During their spring offensive of 1918 the German Army managed to retake their former position at Bayernwald, but this would be short lived because on September 28th of the same year the British 34th Division would reconquer it and this time for good.
Lance Corporal Adolf Hitler
Bayernwald is also known for it’s link to Adolf Hitler when he served as a soldier of the German Army during WWI. Hitler was a Meldegänger (Eng: dispatch runner) in the Reserve Infanterie Regiment 16 (a.k.a. the “List-Regiment” or RIR 16), which was part of the 2nd Bavarian Infantry Regiment. The Regiment took part in clearing the woods at Wijtschate of French soldiers.
The story goes that Hitler and three other dispatch runners saved the life of their regiment commander Lt. Col. Philip Engelhardt under heavy fire during the November offensive to get hold of Bayernwald.
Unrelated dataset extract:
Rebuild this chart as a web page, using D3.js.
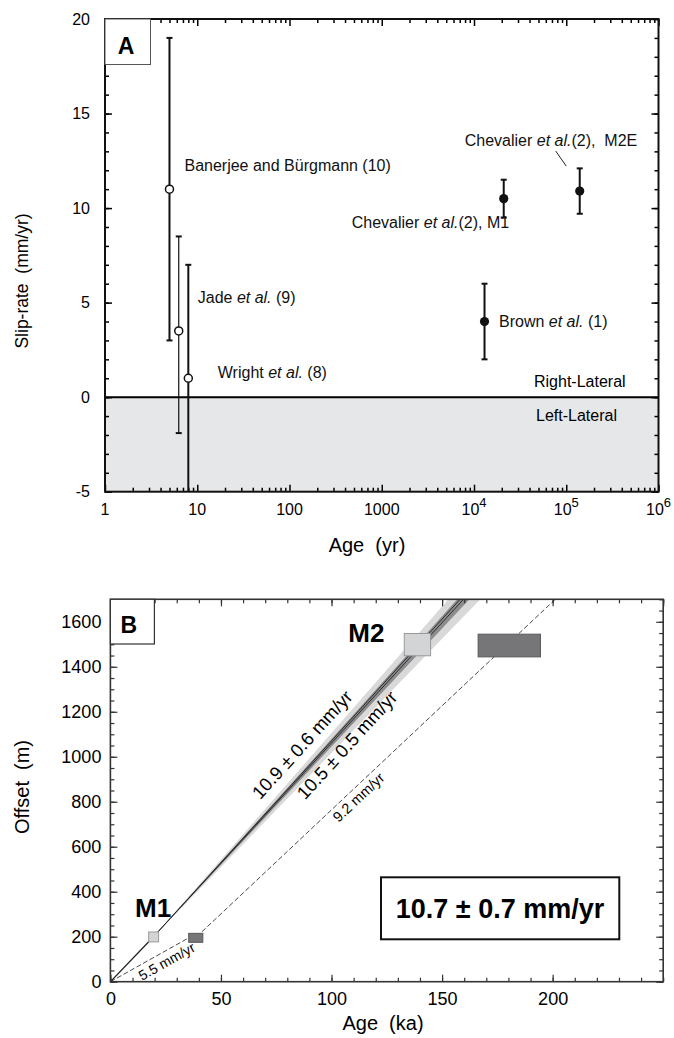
<!DOCTYPE html>
<html><head><meta charset="utf-8">
<script src="https://cdn.jsdelivr.net/npm/d3@7"></script>
<style>
html,body{margin:0;padding:0;background:#fff;}
svg{display:block;font-family:"Liberation Sans",Arial,Helvetica,sans-serif;}
text{white-space:pre;}
</style></head><body>
<svg id="chart" width="674" height="1038"></svg>
<script>
// ---------------- Panel A data ----------------
const studyNames = [
  [["Banerjee and Bürgmann (10)", false]],
  [["Jade ", false], ["et al.", true], [" (9)", false]],
  [["Wright ", false], ["et al.", true], [" (8)", false]],
  [["Brown ", false], ["et al.", true], [" (1)", false]],
  [["Chevalier ", false], ["et al.", true], ["(2), M1", false]],
  [["Chevalier ", false], ["et al.", true], ["(2),  M2E", false]]
];
const studyAges = [5, 6.3, 8, 13000, 21000, 140000];
const studyRates = [11, 3.5, 1, 4, 10.5, 10.9];
const studyRateLow = [3, -1.9, -5, 2, 9.5, 9.7];
const studyRateHigh = [19, 8.5, 7, 6, 11.5, 12.1];
const studyKind = ["geodetic", "geodetic", "geodetic", "geologic", "geologic", "geologic"];
const yTicksA = [-5, 0, 5, 10, 15, 20];
const xTicksA = [1, 10, 100, 1000, 1e4, 1e5, 1e6];
const xTickLabelsA = [["1", ""], ["10", ""], ["100", ""], ["1000", ""], ["10", "4"], ["10", "5"], ["10", "6"]];
const senseLabels = ["Right-Lateral", "Left-Lateral"];

// ---------------- Panel B data ----------------
const boxTerrace = ["M1", "M1", "M2", "M2"];
const boxShade = ["light", "dark", "light", "dark"];
const boxAgeMin = [17.3, 35.4, 132.9, 166.3];
const boxAgeMax = [21.8, 41.8, 144.8, 194.5];
const boxOffMin = [177, 175, 1449, 1444];
const boxOffMax = [221, 215, 1548, 1545];
const bandStart = [19.5, 200];           // age (ka), offset (m)
const bandLightRates = [10.15, 11.25];   // mm/yr
const bandDarkRates = [10.5, 10.92];
const fitRates = [10.82, 10.7];
const dashStarts = [[0, 0], [41.4, 222]];
const dashRates = [5.5, 9.25];
const dashEndAges = [35.4, 215];
const rateLabels = ["10.9 \u00B1 0.6 mm/yr", "10.5 \u00B1 0.5 mm/yr", "9.2 mm/yr", "5.5 mm/yr"];
const summaryLabel = "10.7 \u00B1 0.7 mm/yr";
const yTicksB = d3.range(0, 1601, 200);
const xTicksB = [0, 50, 100, 150, 200];

const svg = d3.select("#chart");

// ================= PANEL A =================
const xA = d3.scaleLog().domain([1, 1e6]).range([105, 658.5]);
const yA = d3.scaleLinear().domain([-5, 20]).range([491.7, 19]);
const gA = svg.append("g");

// left-lateral shading
gA.append("rect").attr("x", xA(1)).attr("y", yA(0)).attr("width", xA(1e6) - xA(1))
  .attr("height", yA(-5) - yA(0)).attr("fill", "#e6e7e8");

// ticks
const minorLogA = [];
for (let e = 0; e < 6; e++) for (let j = 2; j <= 9; j++) minorLogA.push(j * Math.pow(10, e));
function noDomain(g) { g.select(".domain").remove(); }
gA.append("g").attr("transform", `translate(${xA(1)},0)`)
  .call(d3.axisLeft(yA).tickValues(yTicksA).tickSize(-7).tickPadding(15).tickFormat(d => String(d)))
  .call(noDomain).call(g => g.selectAll("text").attr("font-size", 16).attr("fill", "#000").attr("font-family", null))
  .call(g => g.selectAll("line").attr("stroke-width", 1.5));
gA.append("g").attr("transform", `translate(${xA(1)},0)`)
  .call(d3.axisLeft(yA).tickValues(d3.range(-5, 21)).tickSize(-4).tickFormat("")).call(noDomain)
  .call(g => g.selectAll("line").attr("stroke-width", 1.5));
gA.append("g").attr("transform", `translate(${xA(1e6)},0)`)
  .call(d3.axisRight(yA).tickValues(yTicksA).tickSize(-7).tickFormat("")).call(noDomain)
  .call(g => g.selectAll("line").attr("stroke-width", 1.5));
gA.append("g").attr("transform", `translate(${xA(1e6)},0)`)
  .call(d3.axisRight(yA).tickValues(d3.range(-5, 21)).tickSize(-4).tickFormat("")).call(noDomain)
  .call(g => g.selectAll("line").attr("stroke-width", 1.5));
[[yA(-5), d3.axisBottom], [yA(20), d3.axisTop]].forEach(([yy, ax]) => {
  gA.append("g").attr("transform", `translate(0,${yy})`)
    .call(ax(xA).tickValues(xTicksA).tickSize(-7).tickFormat("")).call(noDomain)
    .call(g => g.selectAll("line").attr("stroke-width", 1.5));
  gA.append("g").attr("transform", `translate(0,${yy})`)
    .call(ax(xA).tickValues(minorLogA).tickSize(-4).tickFormat("")).call(noDomain)
    .call(g => g.selectAll("line").attr("stroke-width", 1.5));
});
// x tick labels with superscripts
xTicksA.forEach((v, i) => {
  const t = gA.append("text").attr("x", xA(v)).attr("y", yA(-5) + 23).attr("text-anchor", "middle")
    .attr("font-size", 16);
  t.append("tspan").text(xTickLabelsA[i][0]);
  if (xTickLabelsA[i][1]) t.append("tspan").attr("font-size", 13).attr("dy", -8).text(xTickLabelsA[i][1]);
});

// zero line
gA.append("line").attr("x1", xA(1)).attr("x2", xA(1e6)).attr("y1", yA(0)).attr("y2", yA(0))
  .attr("stroke", "#000").attr("stroke-width", 2);

// frame
gA.append("rect").attr("x", xA(1)).attr("y", yA(20)).attr("width", xA(1e6) - xA(1))
  .attr("height", yA(-5) - yA(20)).attr("fill", "none").attr("stroke", "#111").attr("stroke-width", 2);

// error bars + points
studyAges.forEach((a, i) => {
  const cx = xA(a);
  const sw = i === 1 ? 1.2 : 2;
  gA.append("line").attr("x1", cx).attr("x2", cx).attr("y1", yA(studyRateLow[i])).attr("y2", yA(studyRateHigh[i]))
    .attr("stroke", "#111").attr("stroke-width", sw);
  [studyRateLow[i], studyRateHigh[i]].forEach(v => {
    if (v <= -5) return;
    gA.append("line").attr("x1", cx - 3).attr("x2", cx + 3).attr("y1", yA(v)).attr("y2", yA(v))
      .attr("stroke", "#111").attr("stroke-width", 2);
  });
  if (studyKind[i] === "geodetic") {
    gA.append("circle").attr("cx", cx).attr("cy", yA(studyRates[i])).attr("r", 4)
      .attr("fill", "#fff").attr("stroke", "#111").attr("stroke-width", 1.5);
  } else {
    gA.append("circle").attr("cx", cx).attr("cy", yA(studyRates[i])).attr("r", 4.6).attr("fill", "#111");
  }
});

// study labels (offsets relative to their point)
const labelOffsets = [[15, -24], [19, -34], [29.5, -6], [14.5, 0], [-152, 23.5], [-115, -51]];
studyAges.forEach((a, i) => {
  const t = gA.append("text").attr("x", xA(a) + labelOffsets[i][0]).attr("y", yA(studyRates[i]) + labelOffsets[i][1])
    .attr("dy", "0.35em").attr("font-size", 16).attr("fill", "#111");
  studyNames[i].forEach(([s, it]) => t.append("tspan").attr("font-style", it ? "italic" : null).text(s));
});
// leader for M2E
gA.append("line").attr("x1", xA(studyAges[5]) - 24).attr("y1", yA(studyRates[5]) - 40)
  .attr("x2", xA(studyAges[5]) - 13.5).attr("y2", yA(studyRates[5]) - 25).attr("stroke", "#222").attr("stroke-width", 1);

gA.append("text").attr("x", 534).attr("y", yA(0) - 15.5).attr("dy", "0.35em").attr("font-size", 16).text(senseLabels[0]);
gA.append("text").attr("x", 536).attr("y", yA(0) + 18.5).attr("dy", "0.35em").attr("font-size", 16).text(senseLabels[1]);

// axis titles
gA.append("text").attr("x", 367).attr("y", 552).attr("text-anchor", "middle").attr("font-size", 20).text("Age  (yr)");
gA.append("text").attr("transform", "translate(28,281) rotate(-90)").attr("text-anchor", "middle")
  .attr("font-size", 17.5).text("Slip-rate  (mm/yr)");

// panel letter
gA.append("rect").attr("x", xA(1)).attr("y", yA(20)).attr("width", 45.5).attr("height", 45.5)
  .attr("fill", "#fff").attr("stroke", "#555").attr("stroke-width", 1);
gA.append("text").attr("x", xA(1) + 21).attr("y", 53.5).attr("text-anchor", "middle")
  .attr("font-size", 23).attr("font-weight", "bold").text("A");

// ================= PANEL B =================
const xB = d3.scaleLinear().domain([0, 250]).range([110.4, 663.2]);
const yB = d3.scaleLinear().domain([0, 1700]).range([981.7, 599.3]);
const gB = svg.append("g");
svg.append("defs").append("clipPath").attr("id", "clipB").append("rect")
  .attr("x", xB(0)).attr("y", yB(1700)).attr("width", xB(250) - xB(0)).attr("height", yB(0) - yB(1700));
const plotB = gB.append("g").attr("clip-path", "url(#clipB)");

const topOff = 1800;
function bandPoly(rates) {
  const [a0, o0] = bandStart;
  return [[a0, o0], [a0 + (topOff - o0) / rates[1], topOff], [a0 + (topOff - o0) / rates[0], topOff]]
    .map(([a, o]) => [xB(a), yB(o)]);
}
plotB.append("polygon").attr("points", bandPoly(bandLightRates).join(" ")).attr("fill", "#d9d9da");
plotB.append("polygon").attr("points", bandPoly(bandDarkRates).join(" ")).attr("fill", "#8c8c8e");
plotB.append("line").attr("x1", xB(0)).attr("y1", yB(0)).attr("x2", xB(bandStart[0])).attr("y2", yB(bandStart[1]))
  .attr("stroke", "#222").attr("stroke-width", 1.3);
fitRates.forEach(r => {
  plotB.append("line").attr("x1", xB(bandStart[0])).attr("y1", yB(bandStart[1]))
    .attr("x2", xB(bandStart[0] + (topOff - bandStart[1]) / r)).attr("y2", yB(topOff))
    .attr("stroke", "#222").attr("stroke-width", 0.9);
});
dashRates.forEach((r, i) => {
  const [a0, o0] = dashStarts[i];
  plotB.append("line").attr("x1", xB(a0)).attr("y1", yB(o0))
    .attr("x2", xB(dashEndAges[i])).attr("y2", yB(o0 + r * (dashEndAges[i] - a0)))
    .attr("stroke", "#333").attr("stroke-width", 0.9).attr("stroke-dasharray", "5,2.5");
});
boxAgeMin.forEach((a, i) => {
  plotB.append("rect").attr("x", xB(a)).attr("y", yB(boxOffMax[i]))
    .attr("width", xB(boxAgeMax[i]) - xB(a)).attr("height", yB(boxOffMin[i]) - yB(boxOffMax[i]))
    .attr("fill", boxShade[i] === "light" ? "#d3d4d5" : "#767679")
    .attr("stroke", boxShade[i] === "light" ? "#9a9a9a" : "#5a5a5c").attr("stroke-width", 1);
});

// ticks B
function tickLines(g) { g.selectAll("line").attr("stroke", "#333").attr("stroke-width", 1.2); }
gB.append("g").attr("transform", `translate(${xB(0)},0)`)
  .call(d3.axisLeft(yB).tickValues(yTicksB).tickSize(-7).tickPadding(9).tickFormat(d => String(d)))
  .call(noDomain).call(tickLines)
  .call(g => g.selectAll("text").attr("font-size", 18).attr("fill", "#000").attr("font-family", null));
gB.append("g").attr("transform", `translate(${xB(0)},0)`)
  .call(d3.axisLeft(yB).tickValues(d3.range(0, 1701, 50)).tickSize(-4).tickFormat("")).call(noDomain).call(tickLines);
gB.append("g").attr("transform", `translate(${xB(250)},0)`)
  .call(d3.axisRight(yB).tickValues(yTicksB).tickSize(-7).tickFormat("")).call(noDomain).call(tickLines);
gB.append("g").attr("transform", `translate(${xB(250)},0)`)
  .call(d3.axisRight(yB).tickValues(d3.range(0, 1701, 50)).tickSize(-4).tickFormat("")).call(noDomain).call(tickLines);
gB.append("g").attr("transform", `translate(0,${yB(0)})`)
  .call(d3.axisBottom(xB).tickValues(xTicksB).tickSize(-7).tickPadding(11).tickFormat(d => String(d)))
  .call(noDomain).call(tickLines)
  .call(g => g.selectAll("text").attr("font-size", 18).attr("fill", "#000").attr("font-family", null));
gB.append("g").attr("transform", `translate(0,${yB(0)})`)
  .call(d3.axisBottom(xB).tickValues(d3.range(0, 251, 10)).tickSize(-4).tickFormat("")).call(noDomain).call(tickLines);
gB.append("g").attr("transform", `translate(0,${yB(1700)})`)
  .call(d3.axisTop(xB).tickValues([0, 50, 100, 150, 200, 250]).tickSize(-7).tickFormat("")).call(noDomain).call(tickLines);
gB.append("g").attr("transform", `translate(0,${yB(1700)})`)
  .call(d3.axisTop(xB).tickValues(d3.range(0, 251, 10)).tickSize(-4).tickFormat("")).call(noDomain).call(tickLines);

gB.append("rect").attr("x", xB(0)).attr("y", yB(1700)).attr("width", xB(250) - xB(0))
  .attr("height", yB(0) - yB(1700)).attr("fill", "none").attr("stroke", "#333").attr("stroke-width", 1.6);

// rotated rate labels along their lines
function alongLabel(txt, a0, o0, rate, age, perp, size) {
  const px = xB(age), py = yB(o0 + rate * (age - a0));
  const ang = Math.atan2(yB(o0 + rate * 10) - yB(o0), xB(a0 + 10) - xB(a0)) * 180 / Math.PI;
  gB.append("text").attr("transform", `translate(${px},${py}) rotate(${ang}) translate(0,${-perp})`)
    .attr("text-anchor", "middle").attr("dy", "0.35em").attr("font-size", size).attr("fill", "#000").text(txt);
}
alongLabel(rateLabels[0], bandStart[0], bandStart[1], 10.8, 93.2, 19.5, 18.5);
alongLabel(rateLabels[1], bandStart[0], bandStart[1], 10.8, 102.3, -14, 18.5);
alongLabel(rateLabels[2], dashStarts[1][0], dashStarts[1][1], dashRates[1], 109.3, -9.3, 14.5);
alongLabel(rateLabels[3], dashStarts[0][0], dashStarts[0][1], dashRates[0], 23.3, -9.8, 14);

// terrace labels
gB.append("text").attr("x", 135).attr("y", 916.7).attr("font-size", 26).attr("font-weight", "bold").text(boxTerrace[0]);
gB.append("text").attr("x", 348.3).attr("y", 641.7).attr("font-size", 26).attr("font-weight", "bold").text(boxTerrace[2]);

// summary box
gB.append("rect").attr("x", 381).attr("y", 877.3).attr("width", 238.3).attr("height", 62)
  .attr("fill", "#fff").attr("stroke", "#111").attr("stroke-width", 2);
gB.append("text").attr("x", 500).attr("y", 908.3).attr("dy", "0.35em").attr("text-anchor", "middle")
  .attr("font-size", 27).attr("font-weight", "bold").text(summaryLabel);

// panel letter B
gB.append("rect").attr("x", xB(0)).attr("y", yB(1700)).attr("width", 44).attr("height", 44.7)
  .attr("fill", "#fff").attr("stroke", "#333").attr("stroke-width", 1.2);
gB.append("text").attr("x", 128.7).attr("y", 632.7).attr("text-anchor", "middle")
  .attr("font-size", 23).attr("font-weight", "bold").text("B");

// axis titles B
gB.append("text").attr("x", 383).attr("y", 1030).attr("text-anchor", "middle").attr("font-size", 20).text("Age  (ka)");
gB.append("text").attr("transform", "translate(29,787) rotate(-90)").attr("text-anchor", "middle")
  .attr("font-size", 20).text("Offset  (m)");
</script>
</body></html>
On the 2nd of December Hitler was awarded the Iron Cross 2nd Class for his act of bravery. Some sources claim Hitler was lightly wounded during this action.
Since the accidental discovery of one of the mine shafts in the 1970’s, the site has been opened to visitors, but it was only in recent years that another mineshaft was discovered and 300 meters of the original trenches uncovered and restored thanks to archeological research of ABAF.
Bayernwald re-opened to the public on 17 April 2004 in it’s current state, which only makes up for around 10% of the actual system. The farm land on the other side of the road near the Bayernwald entrance used to be part of the original position. Today the site holds two mineshaft (Berta 4 and 5), 4 shelter bunkers (of the original 10) and the 300 meters of restored trench system.